Russia-themed monuments in the UK are relatively few, most of them of local significance. Londoners who do not frequent the Imperial War Museum are unaware of the small monument to the Great Patriotic War in a park adjacent to its grounds. The Soviet War Memorial was unveiled in 1999 with the help of the Society for Cooperation in Russian and Soviet Studies, which organized the necessary fundraising. Not many have heard of the Varyag Memorial in Scotland, erected in 2006 to honor the legendary Russian cruiser that sank off the coast of Lendalfoot in 1920. That Lewes, a town on the south coast of England, has its own Russian Memorial is not widely known either. The obelisk was erected in 1877 at the request of Alexander II in memory of 28 Finnish soldiers from the Russian Army who fought in the Crimean War and died while imprisoned in Lewes in the 1850s.

A monument to Peter the Great in Deptford, where he studied shipbuilding, has caused a lot of aesthetic displeasure among the locals.
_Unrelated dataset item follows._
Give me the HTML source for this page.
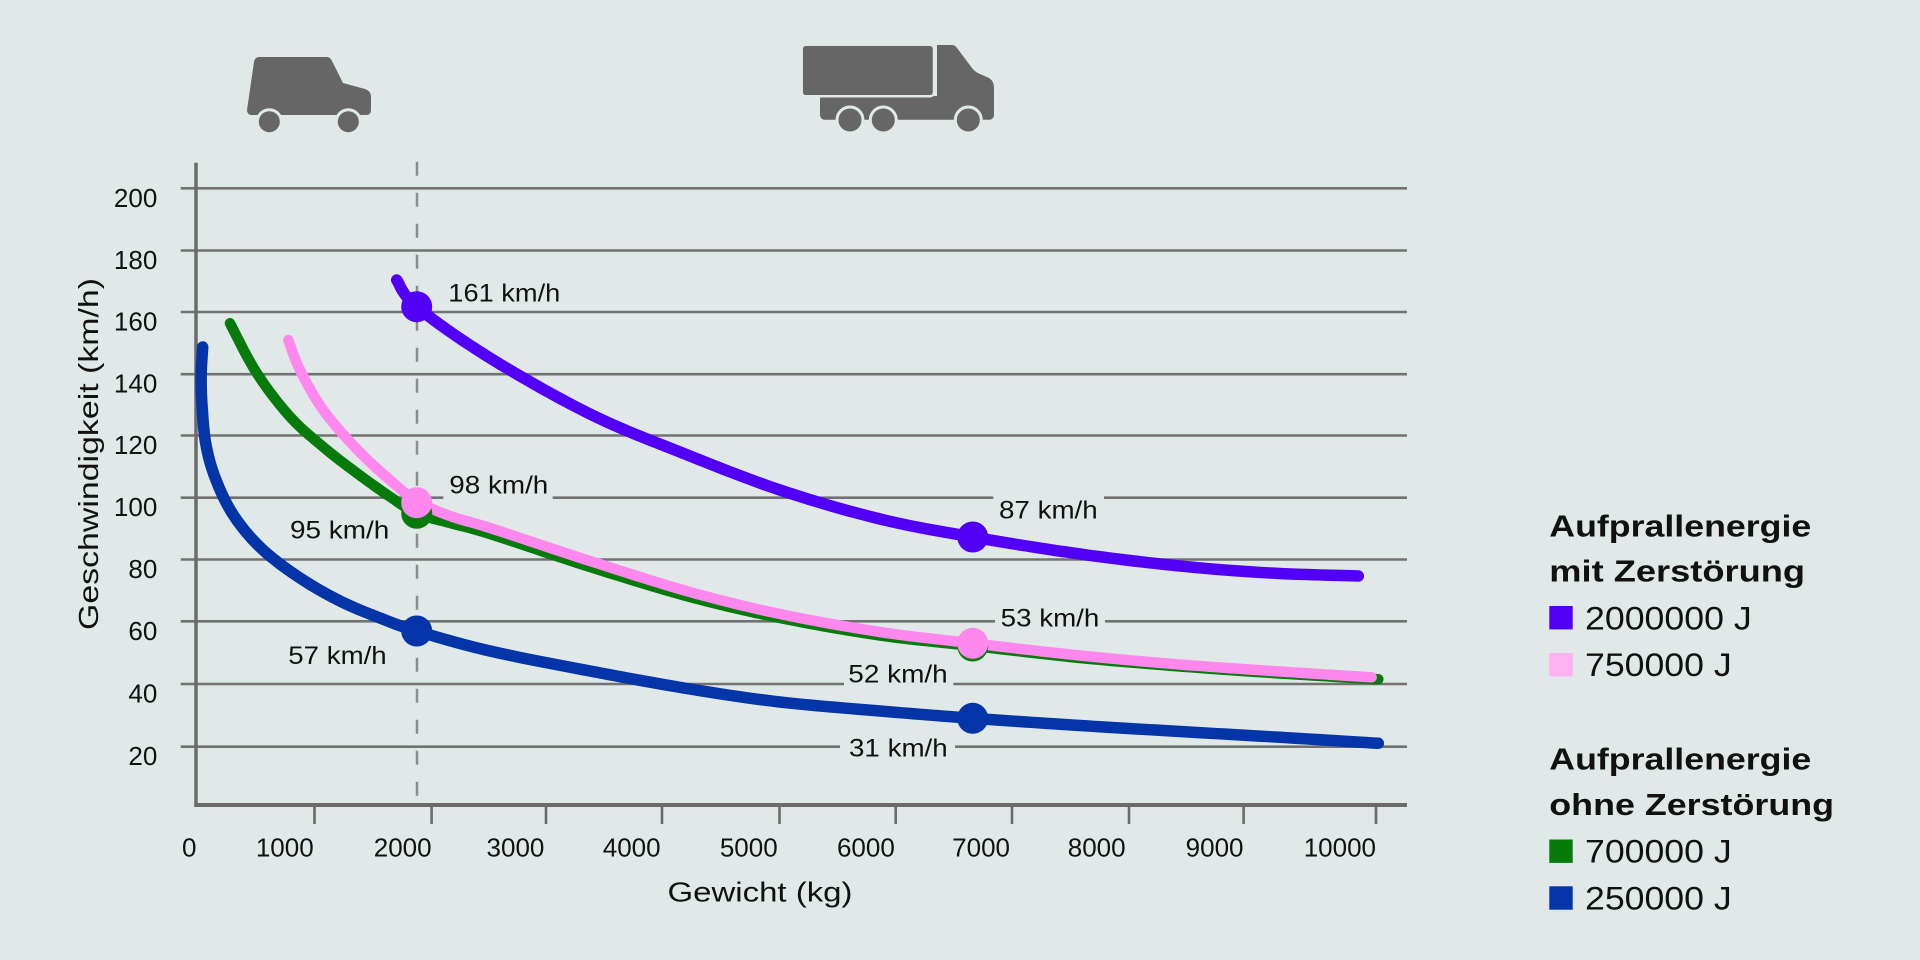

Owen Hatherley, a writer famous for his strong views on modern urban development, calls it “utterly bizarre, total Tsereteli-style,” while those unfamiliar with contemporary Russian sculpture just use the word “kitsch.” Hatherley points out that monuments inspired by Russians in Britain are often “either tied up with communist politics, or with weird 1990s imperial revanchism.” According to him, “the hopes that (rightly or wrongly) lots of people in the UK had in Russia as modernizing, socialist, etc. are now replaced with Russia as an oligarchic center of a fairly gangster capitalism and imperial kitsch.”

Talking about monuments to Russians in the UK, the discussion inevitably turns to things that are not there, but might have been. Plaques on the houses of Alexander Herzen and Peter Kropotkin are, in the view of Russian lovers of history, but a small gesture – the great thinkers deserve more. At the same time, adepts of communism proudly claim that Lenin is buried in London. In fact, there was once a bust of Lenin in Finsbury, unveiled in 1941, but during the Cold War memorials to Russian communists were not especially popular and the statue was repeatedly subject to acts of vandalism. When it was eventually removed, its creator buried the bust before it could be destroyed. London is now left with a plaque marking the house where Lenin lived in 1905, and a mural showing Lenin, Marx and Engels in the Marx Memorial Library. As for Maxim Gorky's presence, there is Gorki House, a club run by a Turkish community in a part of London he probably never visited. It boasts a collection of Gorky's works in Turkish and English and hosts weekly philosophical seminars.

Lesley Chamberlain, an expert on Russian culture, mentioned another plaque in the village of Limpsfield Chart in the southeast of England, where Sergei Stepnyak-Kravchinsky lived after fleeing Russia in 1880. “A terrorist at home, Steppy was a good guy over here,” said Chamberlain, adding: “He is unknown to the vast majority and there is no reason why things should be otherwise. On the other hand, there are Russians who have become part of English life, for example, Anna Pavlova [whose house in North London is now a museum] – in such cases monuments are pictures of a history to be discovered. When I travelled in Russia I always noted the statues and learnt a lot. That said, those were societies which wore their ideological codes on their sleeves. Are we here becoming more like them now?”

Going back to the recently unveiled statue, while it attracted a lot of tourists who were happily snapping on the first day, Gagarin strikes some people in London as absurd. The statue stands on the Mall, opposite that of Captain Cook, “circumnavigator of the globe.” It will remain there for one year with permission from the Westminster Council, after which it will be moved elsewhere. The British Council is looking for a permanent site, liaising with local authorities, which tend to use public money and space sparingly and consult residents before making a decision. If all other attempts to find a space for Gagarin fail, perhaps Manchester might welcome him again?